Python: different behavior using gc module in inte

2019-01-28 09:53发布

问题:

I wanted to be able to get a tuple of references to any existing object instances of a class. What I came up with was:

import gc

def instances(theClass):
    instances = []
    gc.collect()
    for i in gc.get_referrers(theClass):
        if isinstance(i, theClass):
            instances.append(i)
    return tuple(instances)

If the above code is entered at the Python intepreter prompt, then you can do the below:

>>> class MyClass(object):
>>>     pass

>>> c = MyClass()
>>> instances(MyClass)
(<__main__.MyClass object at 0x100c616d0>,)

Hooray. But then it seems as though gc.collect() doesn't actually do anything inside the function:

>>> del c
>>> instances(MyClass)
(<__main__.MyClass object at 0x100c616d0>,)

But gc.collect() works when outside the function:

>>> del c
>>> gc.collect()
>>> instances(MyClass)
()

So, my question is: How do I make gc.collect() actually do a full collection when inside the function (and why doesn't it work as is)? With corollary question: Is there a better way to accomplish the same goal of returning a tuple with references to object instances for a specific class?

NB: This was all tried in Python 2.7.3. I haven't yet tried it in Python 3, but my goal would be to have a function that works in either (or at least which can be converted with 2to3).

Edited (per answer below) to clarify that the issue was really about interactive mode, not the gc.collect() function per se.

回答1:

When you work in interactive mode, there's a magic built-in variable _ that holds the result of the last expression statement you ran:

>>> 3 + 4
7
>>> _
7

When you delete the c variable, del c isn't an expression, so _ is unchanged:

>>> c = MyClass()
>>> instances(MyClass)
(<__main__.MyClass object at 0x00000000022E1748>,)
>>> del c
>>> _
(<__main__.MyClass object at 0x00000000022E1748>,)

_ is keeping a reference to the MyClass instance. When you call gc.collect(), that's an expression, so the return value of gc.collect() replaces the old value of _, and c finally gets collected. It doesn't have anything to do with the garbage collector; any expression would do:

>>> 4
4
>>> instances(MyClass)
()


回答2:

I think there's a simpler, more reliable way to get the information you want, without rummaging around in gc: you can make the class responsible for keeping track of its instances.
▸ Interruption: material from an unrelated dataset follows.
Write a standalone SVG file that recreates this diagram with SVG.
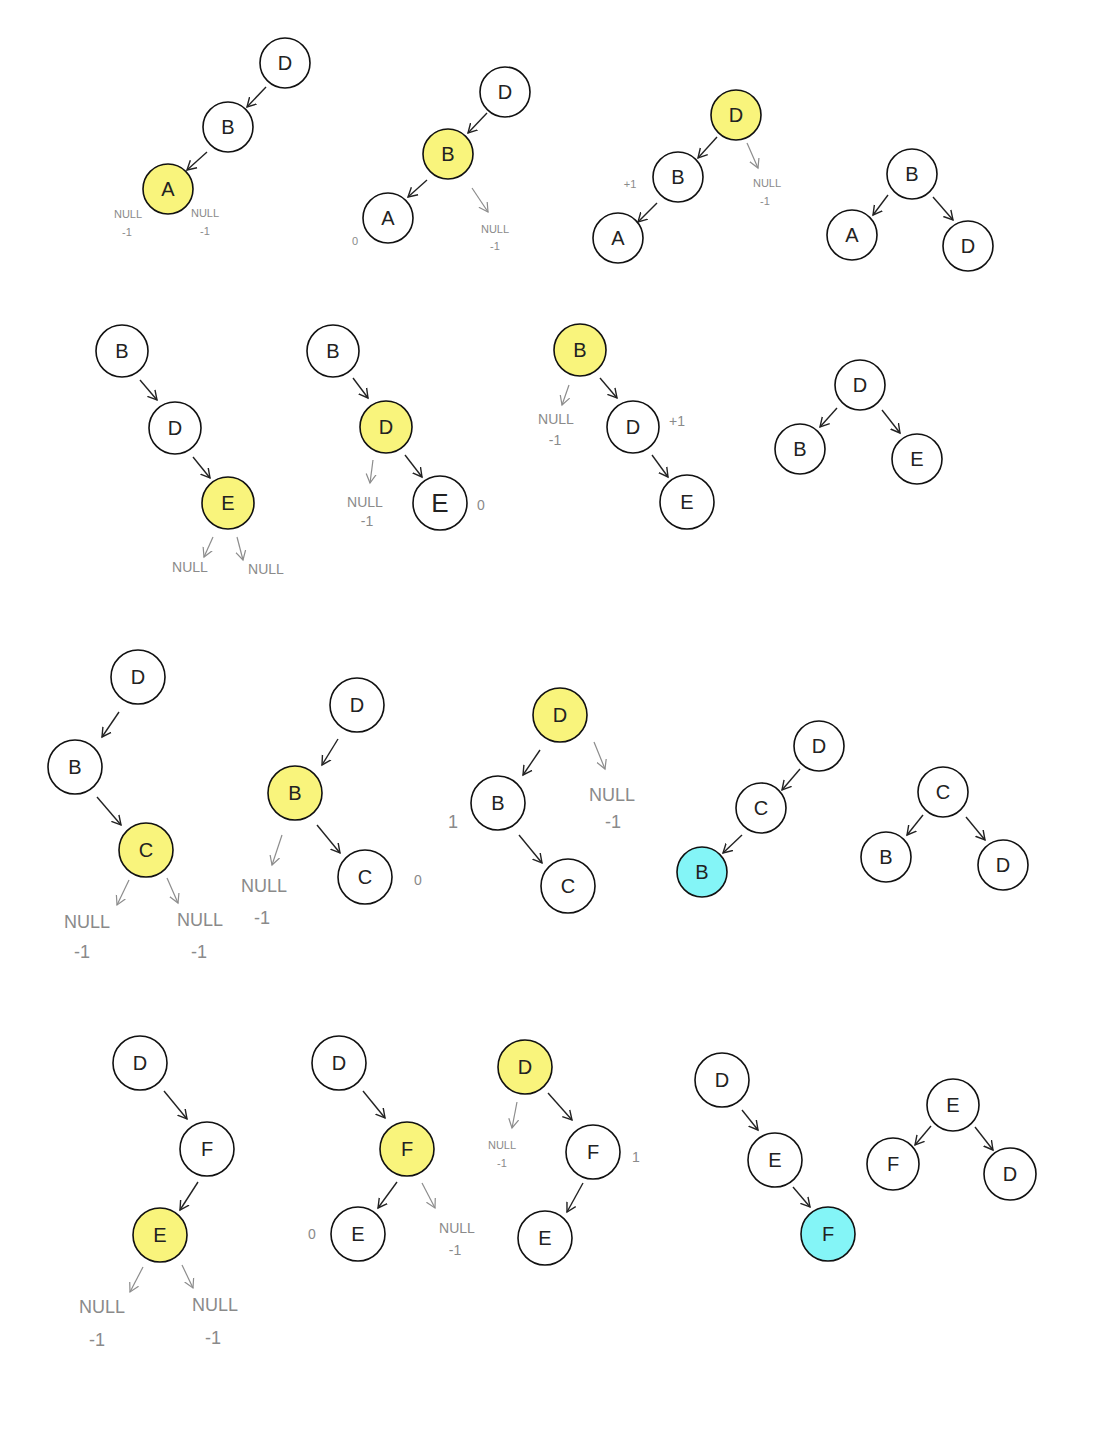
<svg xmlns="http://www.w3.org/2000/svg" width="1115" height="1440" viewBox="0 0 1115 1440">
<defs>
<marker id="ab" markerUnits="userSpaceOnUse" markerWidth="12" markerHeight="12" refX="9" refY="5" orient="auto" viewBox="0 0 12 10">
<path d="M0,0 L9,5 L0,10" fill="none" stroke="#222" stroke-width="1.4"/>
</marker>
<marker id="ag" markerUnits="userSpaceOnUse" markerWidth="12" markerHeight="12" refX="9" refY="5" orient="auto" viewBox="0 0 12 10">
<path d="M0,0 L9,5 L0,10" fill="none" stroke="#8c8c8c" stroke-width="1.2"/>
</marker>
</defs>
<style>
circle{fill:#fff;stroke:#111;stroke-width:1.6}
circle.y{fill:#f9f47c}
circle.c{fill:#84f5f7}
text{font-family:"Liberation Sans",Arial,sans-serif}
.n{font-size:20px;fill:#222;text-anchor:middle;dominant-baseline:central}
.g{fill:#8a8a8a;text-anchor:middle;dominant-baseline:central}
.s{font-size:11px}
.m{font-size:14px}
.l{font-size:18px}
.e line.b{stroke:#222;stroke-width:1.4;marker-end:url(#ab)}
.e line.k{stroke:#8c8c8c;stroke-width:1.2;marker-end:url(#ag)}
</style>
<rect width="1115" height="1440" fill="#fff"/>

<g id="connectors" class="e">
<line class="b" x1="266" y1="87" x2="247" y2="107"/>
<line class="b" x1="207" y1="152" x2="187" y2="170"/>
<line class="b" x1="487" y1="113" x2="468" y2="133"/>
<line class="b" x1="427" y1="180" x2="408" y2="197"/>
<line class="k" x1="472" y1="188" x2="488" y2="212"/>
<line class="b" x1="717" y1="137" x2="698" y2="158"/>
<line class="b" x1="657" y1="203" x2="638" y2="222"/>
<line class="k" x1="747" y1="143" x2="758" y2="168"/>
<line class="b" x1="888" y1="195" x2="873" y2="215"/>
<line class="b" x1="933" y1="197" x2="953" y2="220"/>

<line class="b" x1="140" y1="380" x2="157" y2="400"/>
<line class="b" x1="193" y1="457" x2="210" y2="478"/>
<line class="k" x1="213" y1="537" x2="204" y2="557"/>
<line class="k" x1="237" y1="537" x2="243" y2="560"/>
<line class="b" x1="353" y1="378" x2="368" y2="398"/>
<line class="b" x1="405" y1="455" x2="422" y2="477"/>
<line class="k" x1="373" y1="460" x2="370" y2="483"/>
<line class="b" x1="600" y1="378" x2="617" y2="398"/>
<line class="b" x1="652" y1="455" x2="668" y2="477"/>
<line class="k" x1="569" y1="385" x2="562" y2="405"/>
<line class="b" x1="837" y1="408" x2="820" y2="427"/>
<line class="b" x1="882" y1="410" x2="900" y2="433"/>

<line class="b" x1="119" y1="712" x2="102" y2="737"/>
<line class="b" x1="97" y1="797" x2="121" y2="825"/>
<line class="k" x1="129" y1="880" x2="117" y2="905"/>
<line class="k" x1="167" y1="878" x2="178" y2="903"/>
<line class="b" x1="338" y1="739" x2="322" y2="765"/>
<line class="b" x1="317" y1="825" x2="340" y2="853"/>
<line class="k" x1="282" y1="835" x2="272" y2="865"/>
<line class="b" x1="540" y1="750" x2="523" y2="775"/>
<line class="b" x1="519" y1="835" x2="542" y2="863"/>
<line class="k" x1="594" y1="742" x2="605" y2="769"/>
<line class="b" x1="800" y1="769" x2="782" y2="790"/>
<line class="b" x1="742" y1="835" x2="723" y2="853"/>
<line class="b" x1="923" y1="815" x2="907" y2="835"/>
<line class="b" x1="966" y1="817" x2="985" y2="840"/>

<line class="b" x1="164" y1="1091" x2="187" y2="1119"/>
<line class="b" x1="198" y1="1182" x2="180" y2="1210"/>
<line class="k" x1="143" y1="1267" x2="130" y2="1292"/>
<line class="k" x1="182" y1="1265" x2="193" y2="1288"/>
<line class="b" x1="363" y1="1091" x2="385" y2="1118"/>
<line class="b" x1="397" y1="1182" x2="378" y2="1208"/>
<line class="k" x1="422" y1="1183" x2="435" y2="1208"/>
<line class="b" x1="548" y1="1093" x2="572" y2="1120"/>
<line class="b" x1="583" y1="1183" x2="567" y2="1212"/>
<line class="k" x1="517" y1="1102" x2="512" y2="1128"/>
<line class="b" x1="742" y1="1110" x2="758" y2="1130"/>
<line class="b" x1="793" y1="1187" x2="810" y2="1207"/>
<line class="b" x1="931" y1="1126" x2="915" y2="1145"/>
<line class="b" x1="975" y1="1127" x2="993" y2="1150"/>
</g>

<!-- Row 1 -->
<g id="t1D"><circle cx="285" cy="63" r="25"/><text class="n" x="285" y="63">D</text></g>
<g id="t1B"><circle cx="228" cy="127" r="25"/><text class="n" x="228" y="127">B</text></g>
<g id="t1A"><circle class="y" cx="168" cy="189" r="25"/><text class="n" x="168" y="189">A</text></g>

<g id="t2D"><circle cx="505" cy="92" r="25"/><text class="n" x="505" y="92">D</text></g>
<g id="t2B"><circle class="y" cx="448" cy="154" r="25"/><text class="n" x="448" y="154">B</text></g>
<g id="t2A"><circle cx="388" cy="218" r="25"/><text class="n" x="388" y="218">A</text></g>

<g id="t3D"><circle class="y" cx="736" cy="115" r="25"/><text class="n" x="736" y="115">D</text></g>
<g id="t3B"><circle cx="678" cy="177" r="25"/><text class="n" x="678" y="177">B</text></g>
<g id="t3A"><circle cx="618" cy="238" r="25"/><text class="n" x="618" y="238">A</text></g>

<g id="t4B"><circle cx="912" cy="174" r="25"/><text class="n" x="912" y="174">B</text></g>
<g id="t4A"><circle cx="852" cy="235" r="25"/><text class="n" x="852" y="235">A</text></g>
<g id="t4D"><circle cx="968" cy="246" r="25"/><text class="n" x="968" y="246">D</text></g>

<!-- Row 2 -->
<g id="t5B"><circle cx="122" cy="351" r="26"/><text class="n" x="122" y="351">B</text></g>
<g id="t5D"><circle cx="175" cy="428" r="26"/><text class="n" x="175" y="428">D</text></g>
<g id="t5E"><circle class="y" cx="228" cy="503" r="26"/><text class="n" x="228" y="503">E</text></g>

<g id="t6B"><circle cx="333" cy="351" r="26"/><text class="n" x="333" y="351">B</text></g>
<g id="t6D"><circle class="y" cx="386" cy="427" r="26"/><text class="n" x="386" y="427">D</text></g>
<g id="t6E"><circle cx="440" cy="503" r="27"/><text class="n" x="440" y="503" style="font-size:26px">E</text></g>

<g id="t7B"><circle class="y" cx="580" cy="350" r="26"/><text class="n" x="580" y="350">B</text></g>
<g id="t7D"><circle cx="633" cy="427" r="26"/><text class="n" x="633" y="427">D</text></g>
<g id="t7E"><circle cx="687" cy="502" r="27"/><text class="n" x="687" y="502">E</text></g>

<g id="t8D"><circle cx="860" cy="385" r="25"/><text class="n" x="860" y="385">D</text></g>
<g id="t8B"><circle cx="800" cy="449" r="25"/><text class="n" x="800" y="449">B</text></g>
<g id="t8E"><circle cx="917" cy="459" r="25"/><text class="n" x="917" y="459">E</text></g>

<!-- Row 3 -->
<g id="t9D"><circle cx="138" cy="677" r="27"/><text class="n" x="138" y="677">D</text></g>
<g id="t9B"><circle cx="75" cy="767" r="27"/><text class="n" x="75" y="767">B</text></g>
<g id="t9C"><circle class="y" cx="146" cy="850" r="27"/><text class="n" x="146" y="850">C</text></g>

<g id="t10D"><circle cx="357" cy="705" r="27"/><text class="n" x="357" y="705">D</text></g>
<g id="t10B"><circle class="y" cx="295" cy="793" r="27"/><text class="n" x="295" y="793">B</text></g>
<g id="t10C"><circle cx="365" cy="877" r="27"/><text class="n" x="365" y="877">C</text></g>

<g id="t11D"><circle class="y" cx="560" cy="715" r="27"/><text class="n" x="560" y="715">D</text></g>
<g id="t11B"><circle cx="498" cy="803" r="27"/><text class="n" x="498" y="803">B</text></g>
<g id="t11C"><circle cx="568" cy="886" r="27"/><text class="n" x="568" y="886">C</text></g>

<g id="t12D"><circle cx="819" cy="746" r="25"/><text class="n" x="819" y="746">D</text></g>
<g id="t12C"><circle cx="761" cy="808" r="25"/><text class="n" x="761" y="808">C</text></g>
<g id="t12B"><circle class="c" cx="702" cy="872" r="25"/><text class="n" x="702" y="872">B</text></g>

<g id="t13C"><circle cx="943" cy="792" r="25"/><text class="n" x="943" y="792">C</text></g>
<g id="t13B"><circle cx="886" cy="857" r="25"/><text class="n" x="886" y="857">B</text></g>
<g id="t13D"><circle cx="1003" cy="865" r="25"/><text class="n" x="1003" y="865">D</text></g>

<!-- Row 4 -->
<g id="t15D"><circle cx="140" cy="1063" r="27"/><text class="n" x="140" y="1063">D</text></g>
<g id="t15F"><circle cx="207" cy="1149" r="27"/><text class="n" x="207" y="1149">F</text></g>
<g id="t15E"><circle class="y" cx="160" cy="1235" r="27"/><text class="n" x="160" y="1235">E</text></g>

<g id="t16D"><circle cx="339" cy="1063" r="27"/><text class="n" x="339" y="1063">D</text></g>
<g id="t16F"><circle class="y" cx="407" cy="1149" r="27"/><text class="n" x="407" y="1149">F</text></g>
<g id="t16E"><circle cx="358" cy="1234" r="27"/><text class="n" x="358" y="1234">E</text></g>

<g id="t17D"><circle class="y" cx="525" cy="1067" r="27"/><text class="n" x="525" y="1067">D</text></g>
<g id="t17F"><circle cx="593" cy="1152" r="27"/><text class="n" x="593" y="1152">F</text></g>
<g id="t17E"><circle cx="545" cy="1238" r="27"/><text class="n" x="545" y="1238">E</text></g>

<g id="t18D"><circle cx="722" cy="1080" r="27"/><text class="n" x="722" y="1080">D</text></g>
<g id="t18E"><circle cx="775" cy="1160" r="27"/><text class="n" x="775" y="1160">E</text></g>
<g id="t18F"><circle class="c" cx="828" cy="1234" r="27"/><text class="n" x="828" y="1234">F</text></g>

<g id="t19E"><circle cx="953" cy="1105" r="26"/><text class="n" x="953" y="1105">E</text></g>
<g id="t19F"><circle cx="893" cy="1164" r="26"/><text class="n" x="893" y="1164">F</text></g>
<g id="t19D"><circle cx="1010" cy="1174" r="26"/><text class="n" x="1010" y="1174">D</text></g>

<g id="labels">
<text class="g s" x="128" y="214">NULL</text><text class="g s" x="127" y="232">-1</text>
<text class="g s" x="205" y="213">NULL</text><text class="g s" x="205" y="231">-1</text>
<text class="g s" x="495" y="229">NULL</text><text class="g s" x="495" y="246">-1</text>
<text class="g s" x="355" y="241">0</text>
<text class="g s" x="767" y="183">NULL</text><text class="g s" x="765" y="201">-1</text>
<text class="g s" x="630" y="184">+1</text>

<text class="g m" x="190" y="567">NULL</text><text class="g m" x="266" y="569">NULL</text>
<text class="g m" x="365" y="502">NULL</text><text class="g m" x="367" y="521">-1</text>
<text class="g m" x="481" y="505">0</text>
<text class="g m" x="556" y="419">NULL</text><text class="g m" x="555" y="440">-1</text>
<text class="g m" x="677" y="421">+1</text>

<text class="g l" x="87" y="922">NULL</text><text class="g l" x="82" y="952">-1</text>
<text class="g l" x="200" y="920">NULL</text><text class="g l" x="199" y="952">-1</text>
<text class="g l" x="264" y="886">NULL</text><text class="g l" x="262" y="918">-1</text>
<text class="g m" x="418" y="880">0</text>
<text class="g l" x="612" y="795">NULL</text><text class="g l" x="613" y="822">-1</text>
<text class="g l" x="453" y="822">1</text>

<text class="g l" x="102" y="1307">NULL</text><text class="g l" x="97" y="1340">-1</text>
<text class="g l" x="215" y="1305">NULL</text><text class="g l" x="213" y="1338">-1</text>
<text class="g m" x="457" y="1228">NULL</text><text class="g m" x="455" y="1250">-1</text>
<text class="g m" x="312" y="1234">0</text>
<text class="g s" x="502" y="1145">NULL</text><text class="g s" x="502" y="1163">-1</text>
<text class="g m" x="636" y="1157">1</text>
</g>
</svg>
Here I'm using a metaclass to attach a list of instances to each subclass of InstanceTracker, and overriding __new__ to add each created instance to the list. (This is Python 3 code, it'll need adapting a bit to work with Python 2.)

class InstanceTrackerMeta(type):
    def __new__(meta, name, bases, dct):
        cls = super().__new__(meta, name, bases, dct)
        cls.instances = []
        return cls

class InstanceTracker(metaclass=InstanceTrackerMeta):
    def __new__(cls, *args, **kwargs):
        instance = super().__new__(cls, *args, **kwargs)
        cls.instances.append(instance)
        return instance


# subclass InstanceTracker to get a class which remembers its instances
class MyClass(InstanceTracker):
    pass

c = MyClass()
print(MyClass.instances)
# [<__main__.MyClass object at 0x107b9d9b0>]

Notes: This code might need tweaking, depending on whether you want to keep track of instances of subclasses and so on. If you want instances to be removed when they are garbage-collected, you need to override __del__ in InstanceTracker. You may also be able to simplify it to get rid of the metaclass, if you only need to track instances of one of the classes in your system.